* Objective
Search the material for "Clone" and show all lines that contain it.

* Records for the task
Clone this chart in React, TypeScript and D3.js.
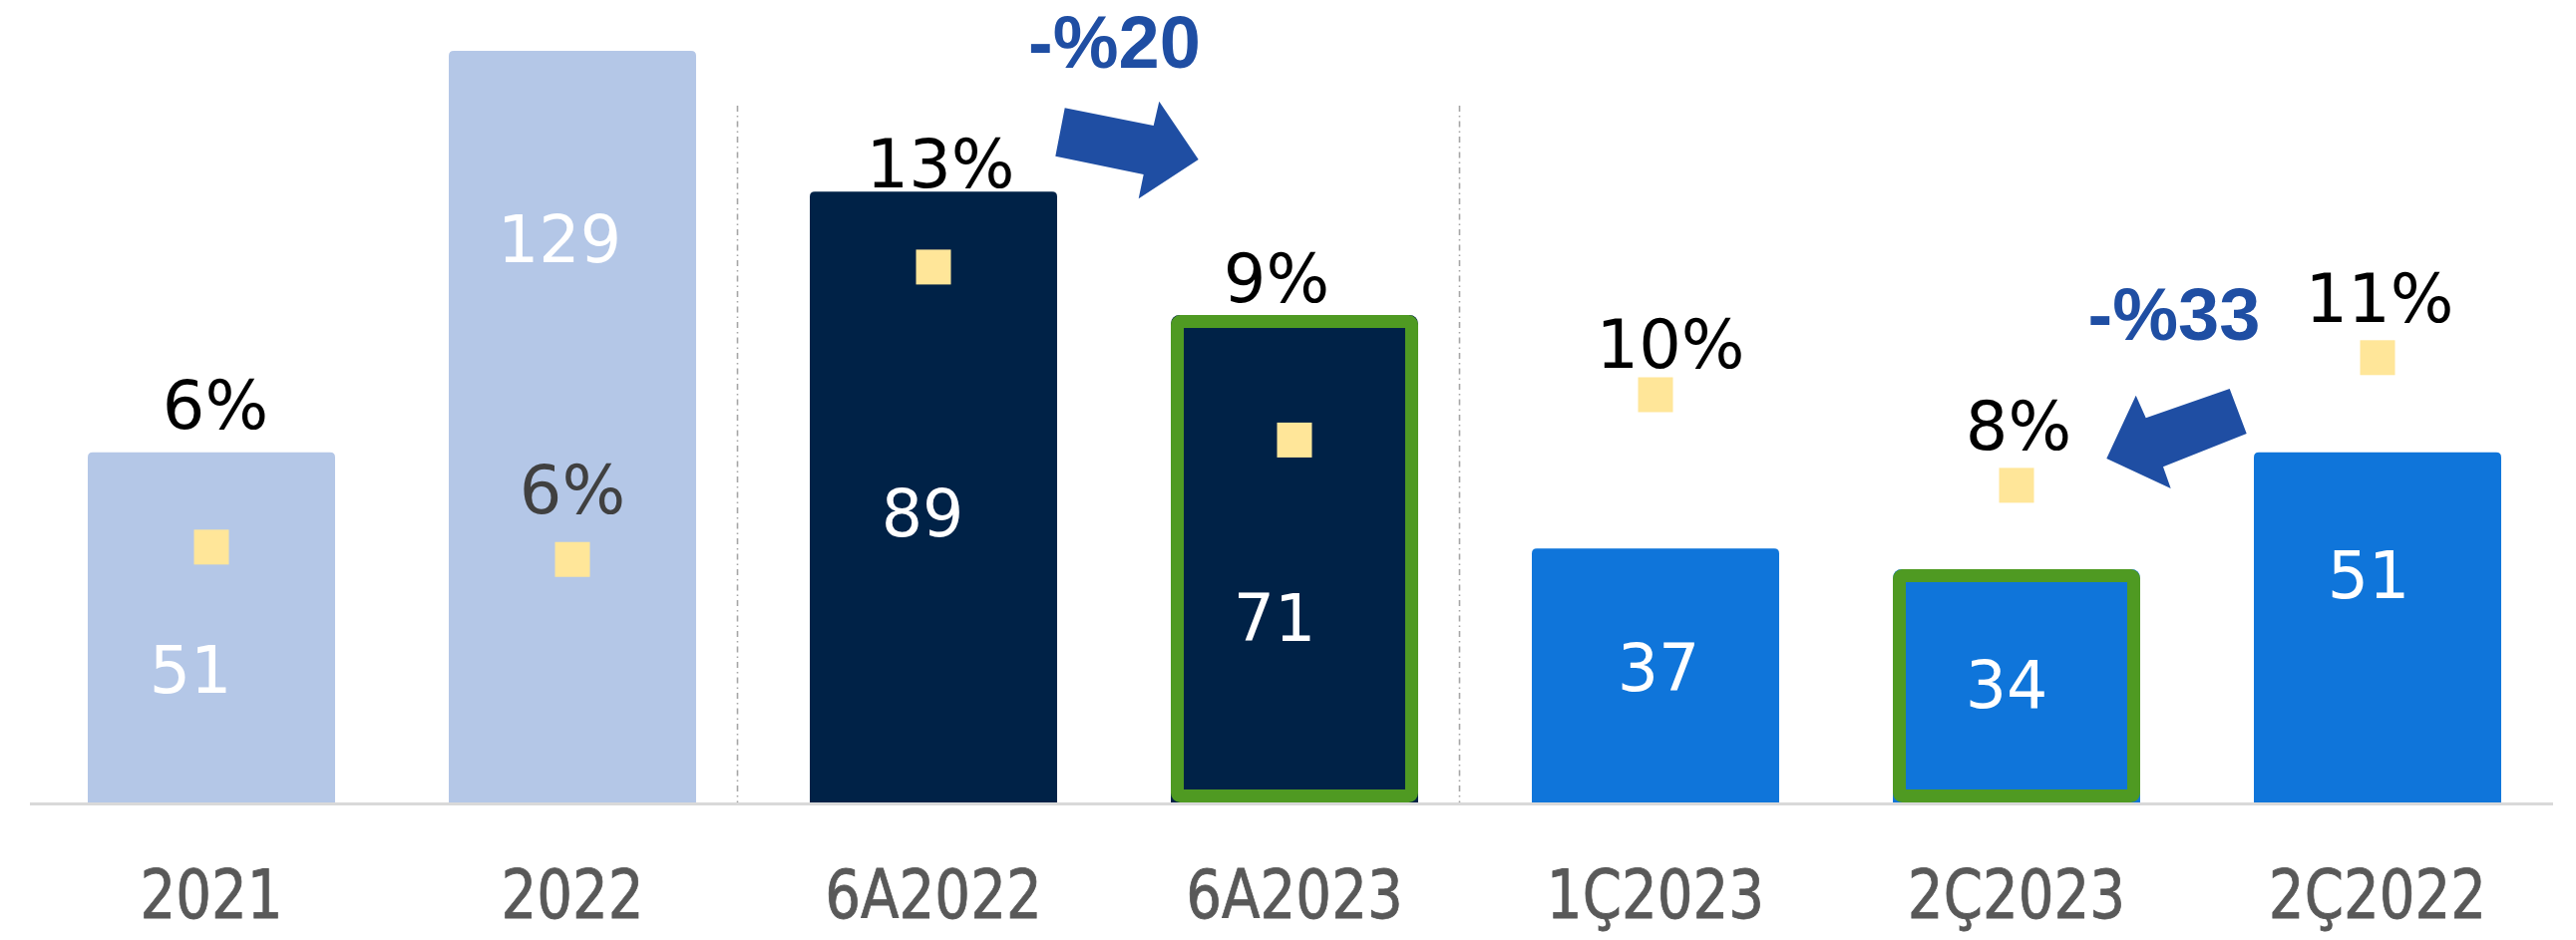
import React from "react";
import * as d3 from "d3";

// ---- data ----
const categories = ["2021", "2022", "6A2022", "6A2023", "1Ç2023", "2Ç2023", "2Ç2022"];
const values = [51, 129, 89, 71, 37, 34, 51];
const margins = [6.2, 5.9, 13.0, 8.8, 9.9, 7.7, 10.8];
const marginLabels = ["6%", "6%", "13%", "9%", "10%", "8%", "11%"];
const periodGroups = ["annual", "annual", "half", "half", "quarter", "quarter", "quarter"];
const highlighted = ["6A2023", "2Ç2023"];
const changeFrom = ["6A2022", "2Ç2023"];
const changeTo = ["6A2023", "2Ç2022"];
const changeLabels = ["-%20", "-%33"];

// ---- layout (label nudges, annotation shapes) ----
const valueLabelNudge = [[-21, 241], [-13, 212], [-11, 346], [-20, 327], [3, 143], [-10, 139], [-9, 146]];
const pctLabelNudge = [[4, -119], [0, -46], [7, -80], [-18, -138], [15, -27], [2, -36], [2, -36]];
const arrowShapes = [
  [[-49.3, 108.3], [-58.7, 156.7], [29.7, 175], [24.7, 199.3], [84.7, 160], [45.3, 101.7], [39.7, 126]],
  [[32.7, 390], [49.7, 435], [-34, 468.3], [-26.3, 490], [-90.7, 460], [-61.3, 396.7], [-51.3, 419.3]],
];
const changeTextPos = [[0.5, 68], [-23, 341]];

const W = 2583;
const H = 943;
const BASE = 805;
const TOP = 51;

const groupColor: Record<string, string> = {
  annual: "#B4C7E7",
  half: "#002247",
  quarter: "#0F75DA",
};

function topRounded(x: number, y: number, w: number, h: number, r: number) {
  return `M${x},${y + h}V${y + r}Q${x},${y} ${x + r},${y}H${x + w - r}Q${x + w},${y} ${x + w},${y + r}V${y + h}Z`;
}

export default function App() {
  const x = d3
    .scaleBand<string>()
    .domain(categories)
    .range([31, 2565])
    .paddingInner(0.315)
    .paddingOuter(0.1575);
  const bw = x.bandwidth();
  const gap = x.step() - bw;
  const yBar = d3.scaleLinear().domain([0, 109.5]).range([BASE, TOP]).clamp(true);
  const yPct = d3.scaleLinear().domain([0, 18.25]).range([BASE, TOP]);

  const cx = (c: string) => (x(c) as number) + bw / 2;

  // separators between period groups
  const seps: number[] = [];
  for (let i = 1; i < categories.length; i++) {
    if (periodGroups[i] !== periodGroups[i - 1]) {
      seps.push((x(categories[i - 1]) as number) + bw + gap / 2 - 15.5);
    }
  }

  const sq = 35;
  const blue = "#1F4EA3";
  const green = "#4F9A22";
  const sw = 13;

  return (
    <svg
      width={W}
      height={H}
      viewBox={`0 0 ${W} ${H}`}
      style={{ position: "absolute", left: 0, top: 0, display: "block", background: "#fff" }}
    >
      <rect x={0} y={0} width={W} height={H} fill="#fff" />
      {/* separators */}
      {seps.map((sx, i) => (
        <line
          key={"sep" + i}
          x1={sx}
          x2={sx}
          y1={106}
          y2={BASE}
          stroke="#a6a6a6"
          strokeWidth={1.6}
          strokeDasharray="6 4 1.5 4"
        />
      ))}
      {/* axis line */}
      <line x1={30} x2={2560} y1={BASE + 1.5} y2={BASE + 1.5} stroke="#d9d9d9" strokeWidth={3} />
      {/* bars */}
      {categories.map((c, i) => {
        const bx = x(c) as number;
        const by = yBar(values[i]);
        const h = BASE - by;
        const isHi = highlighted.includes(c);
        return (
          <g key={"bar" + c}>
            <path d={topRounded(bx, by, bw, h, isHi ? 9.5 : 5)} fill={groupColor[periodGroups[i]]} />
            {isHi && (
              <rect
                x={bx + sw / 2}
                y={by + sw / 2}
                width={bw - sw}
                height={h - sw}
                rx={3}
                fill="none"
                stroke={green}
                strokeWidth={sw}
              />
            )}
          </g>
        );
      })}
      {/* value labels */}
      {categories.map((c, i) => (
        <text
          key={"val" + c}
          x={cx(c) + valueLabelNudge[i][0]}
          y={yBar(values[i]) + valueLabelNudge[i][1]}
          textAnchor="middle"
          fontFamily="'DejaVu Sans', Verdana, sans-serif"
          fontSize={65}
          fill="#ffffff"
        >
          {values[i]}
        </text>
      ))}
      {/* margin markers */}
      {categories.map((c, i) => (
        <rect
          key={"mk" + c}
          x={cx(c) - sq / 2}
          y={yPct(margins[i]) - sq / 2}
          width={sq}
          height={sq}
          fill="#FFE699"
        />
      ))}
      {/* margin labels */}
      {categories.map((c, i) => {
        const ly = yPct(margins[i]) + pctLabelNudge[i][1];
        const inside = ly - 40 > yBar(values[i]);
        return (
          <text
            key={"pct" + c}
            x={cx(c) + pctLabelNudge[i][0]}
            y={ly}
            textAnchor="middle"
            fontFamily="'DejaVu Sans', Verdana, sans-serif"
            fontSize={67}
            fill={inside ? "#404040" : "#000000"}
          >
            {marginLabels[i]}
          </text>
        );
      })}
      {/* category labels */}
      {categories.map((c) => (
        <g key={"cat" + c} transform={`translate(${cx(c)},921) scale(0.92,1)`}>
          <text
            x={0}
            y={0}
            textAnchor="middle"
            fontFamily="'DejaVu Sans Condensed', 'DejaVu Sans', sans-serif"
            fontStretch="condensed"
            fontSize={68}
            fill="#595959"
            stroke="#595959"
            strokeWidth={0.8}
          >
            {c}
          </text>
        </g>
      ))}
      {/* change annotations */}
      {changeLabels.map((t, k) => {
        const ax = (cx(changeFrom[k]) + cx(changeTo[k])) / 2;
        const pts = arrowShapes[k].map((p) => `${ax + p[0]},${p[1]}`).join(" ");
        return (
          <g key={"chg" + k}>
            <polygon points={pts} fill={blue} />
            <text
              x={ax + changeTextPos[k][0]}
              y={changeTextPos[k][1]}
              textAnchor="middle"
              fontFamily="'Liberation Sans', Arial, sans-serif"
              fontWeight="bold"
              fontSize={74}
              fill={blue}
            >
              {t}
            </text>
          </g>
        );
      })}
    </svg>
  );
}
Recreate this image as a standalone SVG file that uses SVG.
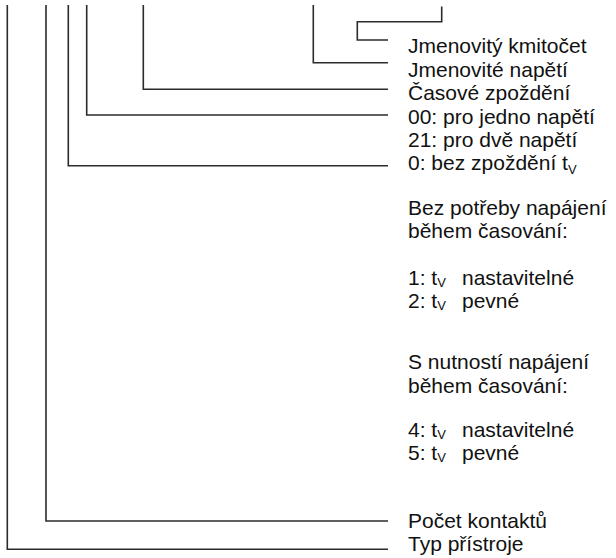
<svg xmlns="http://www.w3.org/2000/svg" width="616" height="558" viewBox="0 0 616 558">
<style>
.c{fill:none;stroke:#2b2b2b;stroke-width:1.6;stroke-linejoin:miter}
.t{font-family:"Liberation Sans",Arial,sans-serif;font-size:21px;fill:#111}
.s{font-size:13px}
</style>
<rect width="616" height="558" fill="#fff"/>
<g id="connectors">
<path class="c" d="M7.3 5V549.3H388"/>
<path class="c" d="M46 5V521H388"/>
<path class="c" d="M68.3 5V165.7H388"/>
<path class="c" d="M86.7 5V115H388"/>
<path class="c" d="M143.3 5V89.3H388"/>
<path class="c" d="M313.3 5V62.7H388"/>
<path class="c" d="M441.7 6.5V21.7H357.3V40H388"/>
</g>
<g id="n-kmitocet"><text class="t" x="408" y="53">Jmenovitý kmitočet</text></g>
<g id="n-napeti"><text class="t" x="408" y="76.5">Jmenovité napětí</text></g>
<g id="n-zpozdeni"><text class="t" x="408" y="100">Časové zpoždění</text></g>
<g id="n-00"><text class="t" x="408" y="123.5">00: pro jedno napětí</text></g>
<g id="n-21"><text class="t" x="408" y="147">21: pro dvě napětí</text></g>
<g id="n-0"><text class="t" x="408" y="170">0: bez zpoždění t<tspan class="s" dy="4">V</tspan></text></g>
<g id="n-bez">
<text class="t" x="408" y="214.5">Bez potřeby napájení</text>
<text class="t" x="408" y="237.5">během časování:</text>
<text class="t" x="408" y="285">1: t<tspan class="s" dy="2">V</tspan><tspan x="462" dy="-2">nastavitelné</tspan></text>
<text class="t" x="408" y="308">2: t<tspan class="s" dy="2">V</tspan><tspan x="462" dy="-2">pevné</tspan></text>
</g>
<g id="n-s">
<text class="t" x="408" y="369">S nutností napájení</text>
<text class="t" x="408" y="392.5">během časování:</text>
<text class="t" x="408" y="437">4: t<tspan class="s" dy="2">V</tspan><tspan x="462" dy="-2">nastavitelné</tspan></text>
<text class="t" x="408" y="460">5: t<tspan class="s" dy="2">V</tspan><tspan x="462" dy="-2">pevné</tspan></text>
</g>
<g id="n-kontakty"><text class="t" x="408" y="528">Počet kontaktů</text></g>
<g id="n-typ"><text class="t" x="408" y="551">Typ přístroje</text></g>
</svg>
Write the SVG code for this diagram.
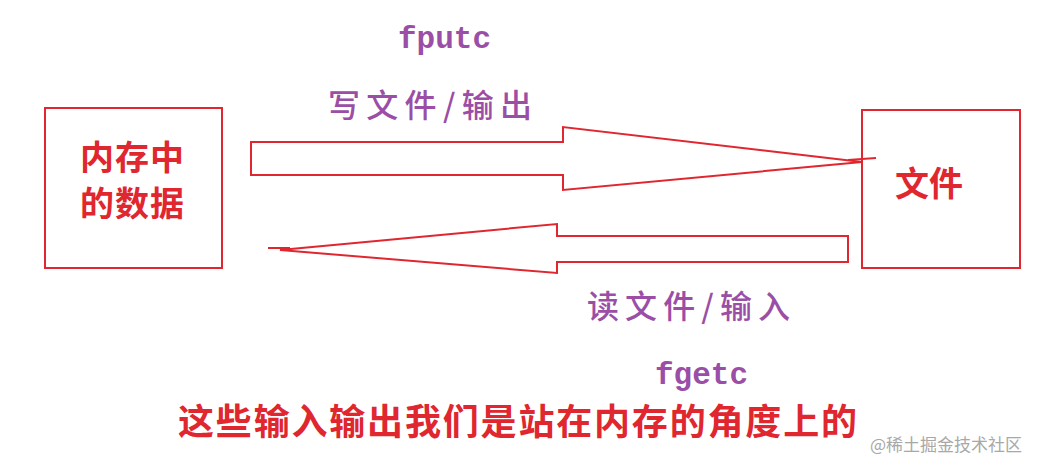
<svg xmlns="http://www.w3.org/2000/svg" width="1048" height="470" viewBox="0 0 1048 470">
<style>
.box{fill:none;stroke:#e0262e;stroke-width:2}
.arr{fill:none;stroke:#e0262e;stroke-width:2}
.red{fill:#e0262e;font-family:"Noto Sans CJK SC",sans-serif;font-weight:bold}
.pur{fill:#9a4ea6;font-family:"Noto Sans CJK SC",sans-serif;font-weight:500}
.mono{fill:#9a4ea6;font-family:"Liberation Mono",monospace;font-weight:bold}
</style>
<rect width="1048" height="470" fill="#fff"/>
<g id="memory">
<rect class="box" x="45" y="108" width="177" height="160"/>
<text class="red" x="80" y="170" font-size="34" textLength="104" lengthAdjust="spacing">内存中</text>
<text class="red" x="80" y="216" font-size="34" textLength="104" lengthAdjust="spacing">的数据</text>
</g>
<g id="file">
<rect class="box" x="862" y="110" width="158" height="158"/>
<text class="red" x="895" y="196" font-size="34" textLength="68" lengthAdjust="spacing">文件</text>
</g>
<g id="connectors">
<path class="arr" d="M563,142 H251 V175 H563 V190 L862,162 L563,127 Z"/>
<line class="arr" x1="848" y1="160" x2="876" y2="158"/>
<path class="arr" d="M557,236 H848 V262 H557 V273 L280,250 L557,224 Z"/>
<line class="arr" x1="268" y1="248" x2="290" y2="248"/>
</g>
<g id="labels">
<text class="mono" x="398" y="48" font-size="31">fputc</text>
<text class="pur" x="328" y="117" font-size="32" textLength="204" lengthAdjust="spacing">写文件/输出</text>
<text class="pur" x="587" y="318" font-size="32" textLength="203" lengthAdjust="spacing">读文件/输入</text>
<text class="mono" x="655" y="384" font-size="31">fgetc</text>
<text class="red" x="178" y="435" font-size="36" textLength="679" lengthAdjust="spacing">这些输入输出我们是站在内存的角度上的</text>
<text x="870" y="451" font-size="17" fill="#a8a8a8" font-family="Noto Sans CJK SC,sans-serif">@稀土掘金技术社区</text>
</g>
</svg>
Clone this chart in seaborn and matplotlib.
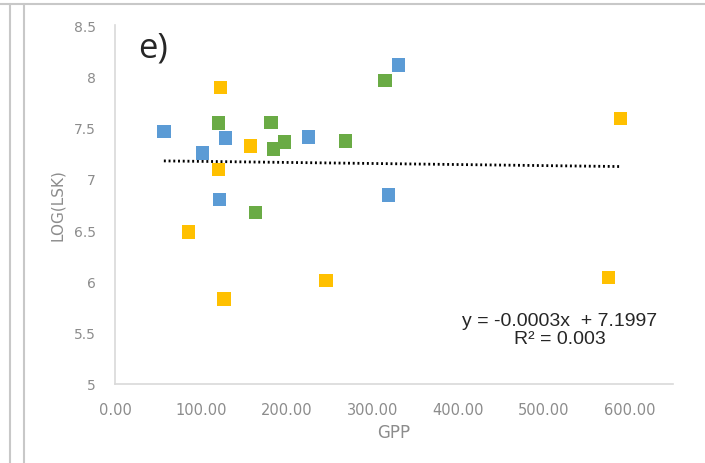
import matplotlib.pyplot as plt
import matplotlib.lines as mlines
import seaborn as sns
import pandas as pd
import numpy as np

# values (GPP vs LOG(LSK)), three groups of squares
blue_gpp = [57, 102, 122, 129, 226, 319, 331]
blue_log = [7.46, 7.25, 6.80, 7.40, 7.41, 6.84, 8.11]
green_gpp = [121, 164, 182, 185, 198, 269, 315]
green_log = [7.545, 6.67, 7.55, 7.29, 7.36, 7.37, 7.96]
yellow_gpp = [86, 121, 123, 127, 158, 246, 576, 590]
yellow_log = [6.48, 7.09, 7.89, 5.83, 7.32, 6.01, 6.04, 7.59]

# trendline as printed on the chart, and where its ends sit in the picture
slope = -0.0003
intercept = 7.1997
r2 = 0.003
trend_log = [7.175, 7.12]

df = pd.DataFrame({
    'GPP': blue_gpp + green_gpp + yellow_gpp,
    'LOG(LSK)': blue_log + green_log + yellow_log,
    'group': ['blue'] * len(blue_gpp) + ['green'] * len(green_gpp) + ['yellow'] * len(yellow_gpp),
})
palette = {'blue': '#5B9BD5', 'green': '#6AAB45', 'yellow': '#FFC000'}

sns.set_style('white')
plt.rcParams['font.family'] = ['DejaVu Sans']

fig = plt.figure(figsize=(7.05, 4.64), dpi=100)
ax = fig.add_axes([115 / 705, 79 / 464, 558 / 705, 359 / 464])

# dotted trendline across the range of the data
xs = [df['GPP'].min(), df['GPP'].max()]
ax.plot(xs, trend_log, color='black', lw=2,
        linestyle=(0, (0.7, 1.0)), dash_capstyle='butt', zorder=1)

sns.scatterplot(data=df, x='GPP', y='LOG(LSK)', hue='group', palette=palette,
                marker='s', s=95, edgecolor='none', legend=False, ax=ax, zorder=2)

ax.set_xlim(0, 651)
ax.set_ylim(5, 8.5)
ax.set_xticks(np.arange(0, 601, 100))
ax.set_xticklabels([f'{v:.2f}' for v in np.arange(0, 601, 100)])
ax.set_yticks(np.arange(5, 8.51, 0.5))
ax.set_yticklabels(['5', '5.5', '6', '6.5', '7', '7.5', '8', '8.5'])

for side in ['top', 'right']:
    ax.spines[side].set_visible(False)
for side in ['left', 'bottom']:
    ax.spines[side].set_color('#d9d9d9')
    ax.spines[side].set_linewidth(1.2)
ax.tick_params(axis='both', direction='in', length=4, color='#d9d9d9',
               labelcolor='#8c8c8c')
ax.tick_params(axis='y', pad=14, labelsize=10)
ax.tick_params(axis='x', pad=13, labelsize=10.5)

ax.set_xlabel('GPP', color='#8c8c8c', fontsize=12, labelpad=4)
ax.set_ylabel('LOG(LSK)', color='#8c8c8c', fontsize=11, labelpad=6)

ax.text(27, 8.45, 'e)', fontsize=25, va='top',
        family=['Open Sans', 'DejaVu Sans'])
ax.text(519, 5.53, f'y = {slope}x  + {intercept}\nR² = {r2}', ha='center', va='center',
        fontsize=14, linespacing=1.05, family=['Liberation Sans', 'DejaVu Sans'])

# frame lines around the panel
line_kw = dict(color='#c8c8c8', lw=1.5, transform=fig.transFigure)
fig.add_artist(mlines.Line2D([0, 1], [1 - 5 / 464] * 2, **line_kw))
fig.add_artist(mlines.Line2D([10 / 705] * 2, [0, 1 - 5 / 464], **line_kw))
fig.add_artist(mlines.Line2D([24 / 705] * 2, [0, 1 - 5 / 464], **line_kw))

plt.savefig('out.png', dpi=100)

* Answer
Clone this chart in React, TypeScript and D3.js.
Clone this chart in seaborn and matplotlib.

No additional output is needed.